As the script is written in Ruby, it needs Ruby to run. Unless you're a Ruby developer, you probably don't have it installed on your machine.

The executable contains the means to create a temporary Ruby environment for the duration of the script run so you don't need to install Ruby.

Creating temporary files is an indicator for trojan-like behavior, which is the reason the executable is being detected as potentially malicious.

Known false positives in Windows Defender:

  • Trojan:Win32/Wacatac.B!ml

  • Trojan:Script/Wacatac.B!ml

  • Trojan:Win32/Sabsik.FL.B!ml

The script got deleted by Windows Defender, what can I do?

You'll have to restore the file from your Windows Defender settings.

If it keeps getting deleted or you keep getting alerts, consider creating an exclusion.

This still seems fishy, are there alternatives?

You can read the source code on GitHub to make sure the script only does what I claim it does.

Then you can either:

  • Run the Ruby script (disenchanter.rb) yourself

    • Requires Ruby

    • Requires bundler (run gem install bundler)

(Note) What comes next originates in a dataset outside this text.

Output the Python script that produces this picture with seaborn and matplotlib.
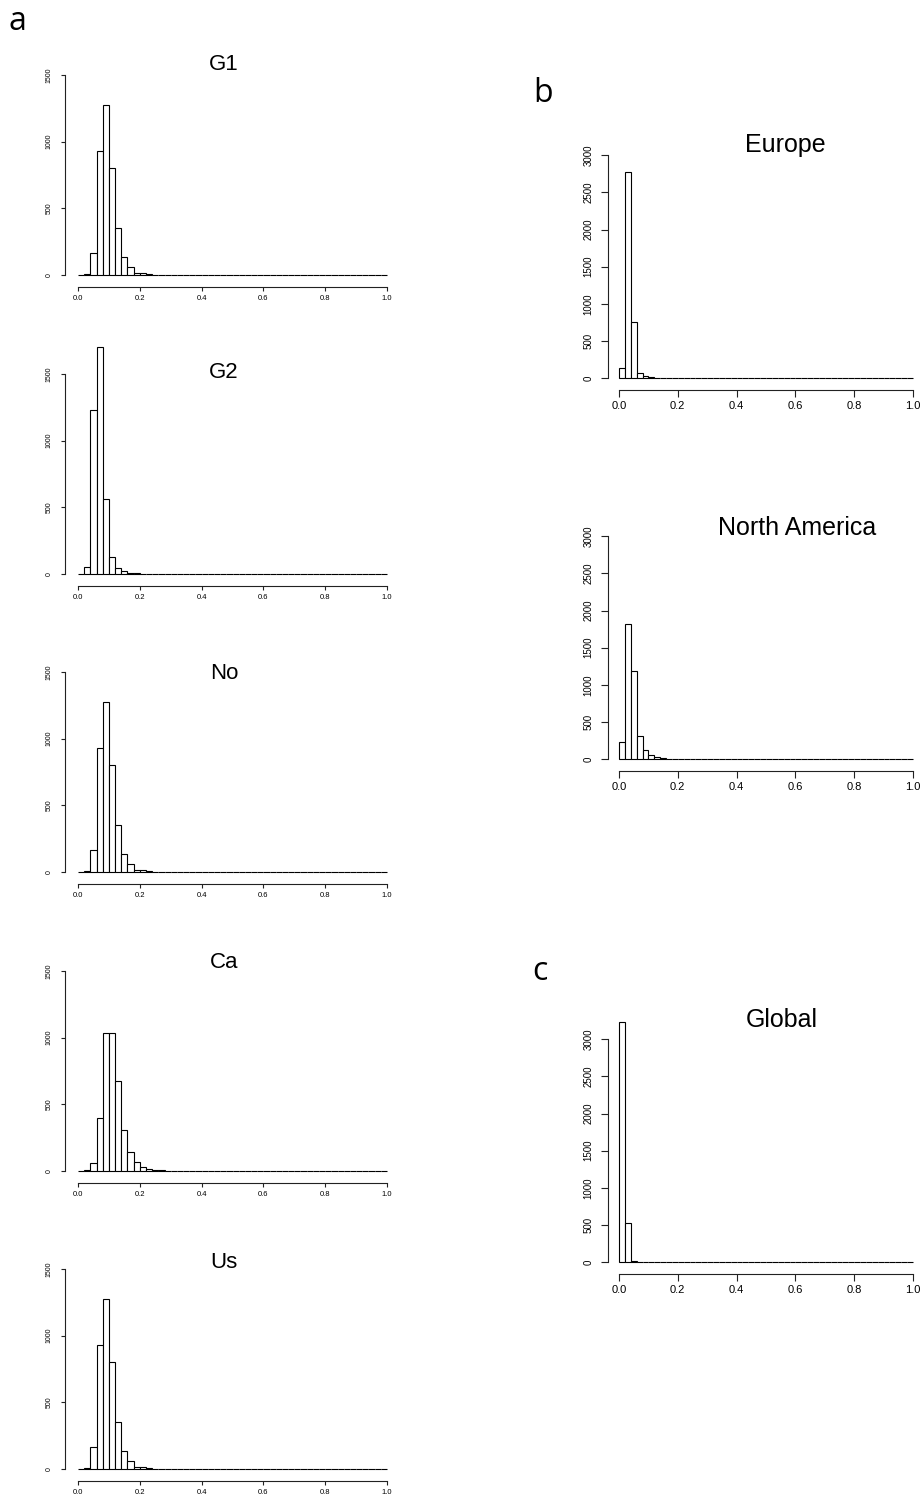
import numpy as np
import pandas as pd
import matplotlib
matplotlib.use("Agg")
import matplotlib.pyplot as plt
import seaborn as sns

# histogram counts, 50 bins of width 0.02 on [0, 1]
g1_counts = [0, 8, 167, 930, 1272, 800, 350, 132, 57, 17, 15, 7, 1, 3, 2,
             0, 0, 0, 1, 1, 1, 0, 0, 0, 0, 0, 0, 0, 0, 0,
             0, 0, 0, 0, 0, 0, 0, 0, 0, 0, 0, 0, 0, 0, 0,
             0, 0, 0, 0, 0]
g2_counts = [0, 55, 1230, 1700, 565, 130, 47, 22, 8, 5, 3, 1, 1, 2, 1,
             0, 0, 0, 2, 0, 0, 0, 0, 0, 1, 2, 1, 0, 1, 1,
             0, 0, 0, 0, 0, 0, 0, 0, 0, 0, 0, 0, 0, 0, 0,
             0, 0, 0, 0, 0]
no_counts = [0, 8, 167, 930, 1272, 800, 350, 132, 57, 17, 15, 7, 1, 3, 2,
             0, 0, 0, 1, 1, 1, 0, 0, 0, 0, 0, 0, 0, 0, 0,
             0, 0, 0, 0, 0, 0, 0, 0, 0, 0, 0, 0, 0, 0, 0,
             0, 0, 0, 0, 0]
ca_counts = [0, 8, 63, 400, 1037, 1037, 675, 305, 145, 65, 32, 17, 10, 5, 3,
             2, 0, 1, 2, 1, 0, 0, 0, 0, 0, 0, 0, 0, 0, 0,
             0, 0, 0, 0, 0, 0, 0, 0, 0, 0, 0, 0, 0, 0, 0,
             0, 0, 0, 0, 0]
us_counts = [0, 8, 167, 930, 1272, 800, 350, 132, 57, 17, 15, 7, 1, 3, 2,
             0, 0, 0, 1, 1, 1, 0, 0, 0, 0, 0, 0, 0, 0, 0,
             0, 0, 0, 0, 0, 0, 0, 0, 0, 0, 0, 0, 0, 0, 0,
             0, 0, 0, 0, 0]
europe_counts = [134, 2780, 761, 67, 22, 9, 3, 3, 1, 0, 0, 0, 0, 0, 0,
                 0, 0, 0, 0, 0, 0, 0, 0, 0, 0, 0, 0, 0, 0, 0,
                 0, 0, 0, 0, 0, 0, 0, 0, 0, 0, 0, 0, 0, 0, 0,
                 0, 0, 0, 0, 0]
namerica_counts = [233, 1814, 1182, 313, 125, 50, 22, 9, 5, 4, 3, 2, 2, 0, 2,
                   0, 0, 0, 0, 0, 0, 0, 0, 0, 0, 0, 0, 0, 0, 0,
                   0, 0, 0, 0, 0, 0, 0, 0, 0, 0, 0, 0, 0, 0, 0,
                   0, 0, 0, 0, 0]
global_counts = [3230, 520, 8, 4, 3, 0, 0, 0, 0, 0, 0, 0, 0, 0, 0,
                 0, 0, 0, 0, 0, 0, 0, 0, 0, 0, 0, 0, 0, 0, 0,
                 0, 0, 0, 0, 0, 0, 0, 0, 0, 0, 0, 0, 0, 0, 0,
                 0, 0, 0, 0, 0]

left_titles = ["G1", "G2", "No", "Ca", "Us"]
right_titles = ["Europe", "North America", "Global"]
left_yticks = [0, 500, 1000, 1500]
right_yticks = [0, 500, 1000, 1500, 2000, 2500, 3000]
xticks = [0.0, 0.2, 0.4, 0.6, 0.8, 1.0]
xtick_labels = ["0.0", "0.2", "0.4", "0.6", "0.8", "1.0"]

bins = np.linspace(0, 1, 51)
centers = (bins[:-1] + bins[1:]) / 2

sns.set_style("ticks")
plt.rcParams['font.family'] = ['Liberation Sans', 'DejaVu Sans']
plt.rcParams['text.color'] = 'black'
plt.rcParams['xtick.color'] = 'black'
plt.rcParams['ytick.color'] = 'black'
plt.rcParams['xtick.labelcolor'] = 'black'
plt.rcParams['ytick.labelcolor'] = 'black'

W, H = 921, 1500
fig = plt.figure(figsize=(W / 100, H / 100), dpi=100)


def make_axes(x0, x1, y0, pxh):
    # pixel box -> figure fraction
    return fig.add_axes([x0 / W, 1 - y0 / H, (x1 - x0) / W, pxh / H])


def draw_hist(ax, counts, ytop, yticks, xfs, yfs, ticklen, ypad, xpad, yout, xout):
    df = pd.DataFrame({"x": centers, "n": counts})
    sns.histplot(data=df, x="x", weights="n", bins=list(bins), ax=ax,
                 color="white", edgecolor="black", linewidth=0.8, alpha=1)
    # R draws empty bins too -> keep the flat ones visible on the baseline
    for p in ax.patches:
        p.set_clip_on(False)
    ax.set_xlim(0, 1)
    ax.set_ylim(0, ytop)
    ax.set_xlabel("")
    ax.set_ylabel("")
    ax.patch.set_alpha(0)
    for s in ["top", "right"]:
        ax.spines[s].set_visible(False)
    ax.spines["left"].set_bounds(0, yticks[-1])
    ax.spines["bottom"].set_bounds(0, 1)
    ax.spines["left"].set_position(("outward", yout))
    ax.spines["bottom"].set_position(("outward", xout))
    for s in ["left", "bottom"]:
        ax.spines[s].set_color("#222222")
        ax.spines[s].set_linewidth(0.8)
    ax.set_xticks(xticks)
    ax.set_xticklabels(xtick_labels, fontsize=xfs)
    ax.set_yticks(yticks)
    ax.set_yticklabels([str(v) for v in yticks], fontsize=yfs,
                       rotation=90, va="center")
    ax.tick_params(axis="both", length=ticklen, width=0.8, color="#222222")
    ax.tick_params(axis="y", pad=ypad)
    ax.tick_params(axis="x", pad=xpad)


# left column (a)
left_base = [275, 574, 872, 1171, 1469]
left_title_y = [1575, 1515, 1492, 1560, 1545]
left_data = [g1_counts, g2_counts, no_counts, ca_counts, us_counts]
for i, counts in enumerate(left_data):
    ax = make_axes(78, 387, left_base[i], 240)
    draw_hist(ax, counts, 1800, left_yticks, 5.5, 5, 2.9, 6.0, 3.0, 9.4, 8.6)
    ax.text(0.472, left_title_y[i], left_titles[i], fontsize=16,
            ha="center", va="center")

# right column (b, c)
right_base = [378, 759, 1262]
right_title_pos = [(0.565, 3134), (0.605, 3108), (0.554, 3256)]
right_data = [europe_counts, namerica_counts, global_counts]
for i, counts in enumerate(right_data):
    ax = make_axes(619, 913, right_base[i], 245)
    draw_hist(ax, counts, 3300, right_yticks, 8, 7, 5, 5.5, 3.0, 8.0, 8.6)
    tx, ty = right_title_pos[i]
    ax.text(tx, ty, right_titles[i], fontsize=18, ha="center", va="center")

# panel letters
letter_font = ['Open Sans', 'DejaVu Sans']
fig.text(17 / W, 1 - 22 / H, "a", fontsize=23, family=letter_font, ha="center", va="center")
fig.text(543 / W, 1 - 93 / H, "b", fontsize=23, family=letter_font, ha="center", va="center")
fig.text(540 / W, 1 - 972 / H, "c", fontsize=23, family=letter_font, ha="center", va="center")

fig.savefig("out.png", dpi=100, facecolor="white")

    • Run bundle install in the source's root folder to install dependencies

  • Build the executable yourself – I used Ocra 1.3.11 with the config provided in build.cmd

    • Requires the same preparation steps as the previous option

Keep in mind that the self-update functionality will still retrieve newly released versions of the pre-built executable from GitHub. This requires your explicit consent, though.